Kate Spade’s Artwork
IT IS ALWAYS extremely sad when someone commits suicide. So it is with the death this week of the wildly successful New York fashion designer, Kate Spade, 55, whose upbeat, chic, and colorful feminine accessories were understandably very popular.
Spade, who hung herself with a scarf and leaves behind a husband and a 13-year-old daughter, obviously had a dark side she did not wish to reveal to the public. This darkness is apparent to me in the artwork which decorated the multi-million dollar homes in New York and the Hamptons owned by her and her husband, Andy Spade. These homes combine a studied, preppy look of classic furniture, elegant patterned fabrics and cozy knick knacks with chillingly bleak modern art. This contrast is a common form of juxtaposition among the fashionable. On one hand, there is a devotion to tradition and on the other there are “I-reject-all-that” gestures. The art people hang in their homes expresses their worldview and definitely affects their inner states. Even people with vast resources to buy the most expensive of things often cannot make a full commitment to beauty because they are alienated from its source. This alienation, I submit, was the cause of Spade’s death.
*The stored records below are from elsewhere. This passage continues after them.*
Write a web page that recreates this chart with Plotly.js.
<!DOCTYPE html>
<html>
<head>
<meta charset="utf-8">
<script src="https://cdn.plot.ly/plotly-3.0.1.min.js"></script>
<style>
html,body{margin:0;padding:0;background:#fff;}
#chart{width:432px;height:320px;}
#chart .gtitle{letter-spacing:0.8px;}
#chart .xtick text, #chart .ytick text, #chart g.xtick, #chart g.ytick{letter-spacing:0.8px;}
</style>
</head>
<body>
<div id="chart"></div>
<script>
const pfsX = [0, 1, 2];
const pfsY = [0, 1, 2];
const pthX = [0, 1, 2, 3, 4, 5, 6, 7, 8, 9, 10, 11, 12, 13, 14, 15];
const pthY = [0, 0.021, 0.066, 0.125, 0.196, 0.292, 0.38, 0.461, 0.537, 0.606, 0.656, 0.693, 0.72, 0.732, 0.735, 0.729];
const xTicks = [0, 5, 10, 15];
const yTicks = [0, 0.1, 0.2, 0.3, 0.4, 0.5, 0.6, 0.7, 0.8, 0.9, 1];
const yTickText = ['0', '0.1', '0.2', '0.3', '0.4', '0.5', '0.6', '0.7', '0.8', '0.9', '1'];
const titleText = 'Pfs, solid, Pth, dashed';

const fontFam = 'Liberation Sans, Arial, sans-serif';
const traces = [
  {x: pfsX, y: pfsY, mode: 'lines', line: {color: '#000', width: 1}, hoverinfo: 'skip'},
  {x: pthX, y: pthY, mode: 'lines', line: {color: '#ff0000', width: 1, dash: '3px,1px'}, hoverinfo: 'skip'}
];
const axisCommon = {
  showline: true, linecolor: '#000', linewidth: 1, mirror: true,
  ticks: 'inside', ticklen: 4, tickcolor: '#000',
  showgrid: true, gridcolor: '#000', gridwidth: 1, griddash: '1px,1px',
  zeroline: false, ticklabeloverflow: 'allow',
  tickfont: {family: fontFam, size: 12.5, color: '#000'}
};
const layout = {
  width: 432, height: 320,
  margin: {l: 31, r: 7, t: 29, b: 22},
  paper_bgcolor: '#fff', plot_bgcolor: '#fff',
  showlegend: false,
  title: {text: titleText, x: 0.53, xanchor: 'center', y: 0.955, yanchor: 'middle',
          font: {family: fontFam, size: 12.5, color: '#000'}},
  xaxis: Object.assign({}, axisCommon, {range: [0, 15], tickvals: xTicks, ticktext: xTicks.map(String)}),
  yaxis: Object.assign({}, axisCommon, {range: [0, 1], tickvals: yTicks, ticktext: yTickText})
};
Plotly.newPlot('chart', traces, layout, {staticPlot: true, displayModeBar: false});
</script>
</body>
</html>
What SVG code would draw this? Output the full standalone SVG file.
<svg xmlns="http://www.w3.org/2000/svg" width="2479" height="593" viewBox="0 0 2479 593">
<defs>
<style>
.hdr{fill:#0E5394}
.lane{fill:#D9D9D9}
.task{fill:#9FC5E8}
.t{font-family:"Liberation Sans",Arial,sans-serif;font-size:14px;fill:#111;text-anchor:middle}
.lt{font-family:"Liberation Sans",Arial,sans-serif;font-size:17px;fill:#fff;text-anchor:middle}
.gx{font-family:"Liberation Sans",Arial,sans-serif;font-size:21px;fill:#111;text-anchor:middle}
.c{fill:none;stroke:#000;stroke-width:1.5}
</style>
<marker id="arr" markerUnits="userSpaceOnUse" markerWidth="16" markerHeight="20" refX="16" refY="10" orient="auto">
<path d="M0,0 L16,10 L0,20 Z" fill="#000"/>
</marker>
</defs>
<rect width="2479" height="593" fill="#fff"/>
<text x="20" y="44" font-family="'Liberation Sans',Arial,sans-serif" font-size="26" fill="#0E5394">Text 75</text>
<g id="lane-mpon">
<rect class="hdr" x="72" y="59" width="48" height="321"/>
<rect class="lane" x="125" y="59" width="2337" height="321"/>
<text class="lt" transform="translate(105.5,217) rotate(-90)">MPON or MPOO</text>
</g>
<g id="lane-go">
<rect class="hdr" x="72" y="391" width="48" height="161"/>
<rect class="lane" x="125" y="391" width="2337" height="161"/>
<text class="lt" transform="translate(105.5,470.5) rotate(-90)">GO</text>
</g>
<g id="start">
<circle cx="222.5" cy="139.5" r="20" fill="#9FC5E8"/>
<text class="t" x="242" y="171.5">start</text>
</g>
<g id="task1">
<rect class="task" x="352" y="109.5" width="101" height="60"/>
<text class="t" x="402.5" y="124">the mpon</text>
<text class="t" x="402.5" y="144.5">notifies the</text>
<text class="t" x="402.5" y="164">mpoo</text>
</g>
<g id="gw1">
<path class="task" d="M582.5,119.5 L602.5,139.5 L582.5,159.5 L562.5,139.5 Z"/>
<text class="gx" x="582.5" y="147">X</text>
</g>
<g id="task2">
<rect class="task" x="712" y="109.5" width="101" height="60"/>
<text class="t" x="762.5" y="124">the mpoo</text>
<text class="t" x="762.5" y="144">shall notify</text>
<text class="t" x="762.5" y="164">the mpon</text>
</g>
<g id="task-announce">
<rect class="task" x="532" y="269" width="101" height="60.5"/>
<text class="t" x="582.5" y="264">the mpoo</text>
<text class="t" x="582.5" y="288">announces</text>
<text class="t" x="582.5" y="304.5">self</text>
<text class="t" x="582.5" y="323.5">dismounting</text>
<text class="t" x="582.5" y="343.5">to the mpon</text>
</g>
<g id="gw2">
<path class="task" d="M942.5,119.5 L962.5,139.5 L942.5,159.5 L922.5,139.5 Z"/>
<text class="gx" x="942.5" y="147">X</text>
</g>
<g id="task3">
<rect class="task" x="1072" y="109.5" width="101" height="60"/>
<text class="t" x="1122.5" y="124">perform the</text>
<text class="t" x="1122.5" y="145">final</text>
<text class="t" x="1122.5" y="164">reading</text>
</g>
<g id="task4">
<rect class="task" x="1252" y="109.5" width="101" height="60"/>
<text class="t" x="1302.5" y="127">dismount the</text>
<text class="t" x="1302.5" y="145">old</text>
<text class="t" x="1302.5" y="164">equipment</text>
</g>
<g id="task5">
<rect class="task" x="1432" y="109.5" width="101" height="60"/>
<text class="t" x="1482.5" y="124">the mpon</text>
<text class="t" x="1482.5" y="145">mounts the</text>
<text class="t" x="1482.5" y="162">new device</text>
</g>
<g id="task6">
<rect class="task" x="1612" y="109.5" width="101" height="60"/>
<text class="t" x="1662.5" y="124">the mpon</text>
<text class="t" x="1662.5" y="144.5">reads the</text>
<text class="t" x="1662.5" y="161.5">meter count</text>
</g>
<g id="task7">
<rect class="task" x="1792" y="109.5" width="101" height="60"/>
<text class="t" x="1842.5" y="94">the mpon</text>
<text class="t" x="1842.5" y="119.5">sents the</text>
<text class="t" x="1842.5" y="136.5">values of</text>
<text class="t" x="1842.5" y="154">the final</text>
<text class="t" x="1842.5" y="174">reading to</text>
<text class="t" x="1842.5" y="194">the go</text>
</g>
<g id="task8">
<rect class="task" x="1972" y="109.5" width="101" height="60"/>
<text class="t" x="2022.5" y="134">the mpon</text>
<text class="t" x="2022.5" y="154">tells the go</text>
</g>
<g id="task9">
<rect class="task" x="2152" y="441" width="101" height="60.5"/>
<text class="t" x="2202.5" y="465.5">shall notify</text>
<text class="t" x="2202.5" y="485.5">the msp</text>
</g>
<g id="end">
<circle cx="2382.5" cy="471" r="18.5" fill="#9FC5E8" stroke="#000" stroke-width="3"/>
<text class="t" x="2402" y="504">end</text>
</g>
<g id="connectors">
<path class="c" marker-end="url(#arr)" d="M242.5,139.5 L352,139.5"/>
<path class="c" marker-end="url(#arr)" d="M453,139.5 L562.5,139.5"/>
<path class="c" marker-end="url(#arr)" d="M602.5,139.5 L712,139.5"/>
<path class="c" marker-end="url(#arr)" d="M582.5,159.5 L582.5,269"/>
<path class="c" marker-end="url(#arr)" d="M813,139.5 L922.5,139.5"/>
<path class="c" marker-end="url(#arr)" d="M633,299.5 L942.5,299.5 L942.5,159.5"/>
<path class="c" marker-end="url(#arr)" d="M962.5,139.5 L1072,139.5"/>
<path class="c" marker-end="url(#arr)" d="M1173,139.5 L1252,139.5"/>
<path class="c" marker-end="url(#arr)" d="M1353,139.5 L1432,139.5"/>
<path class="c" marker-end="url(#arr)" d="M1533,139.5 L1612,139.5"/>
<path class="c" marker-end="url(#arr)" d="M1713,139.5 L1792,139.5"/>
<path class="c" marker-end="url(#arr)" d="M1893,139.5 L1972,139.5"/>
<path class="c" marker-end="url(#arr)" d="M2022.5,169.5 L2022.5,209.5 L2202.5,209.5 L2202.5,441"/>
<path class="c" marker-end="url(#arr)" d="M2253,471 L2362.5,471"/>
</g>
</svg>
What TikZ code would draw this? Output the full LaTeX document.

How could Kate possibly make sense of intense inner suffering in such a world?
I offer these images, however, mostly without comment and with condolences to her family. I do not mean to suggest that all modern art is dangerous. Much of it, however, makes people unhappy because it is ugly and bleak or simply confirms an emptiness within. Much of it is mere sensation and thus enforces a profound meaninglessness.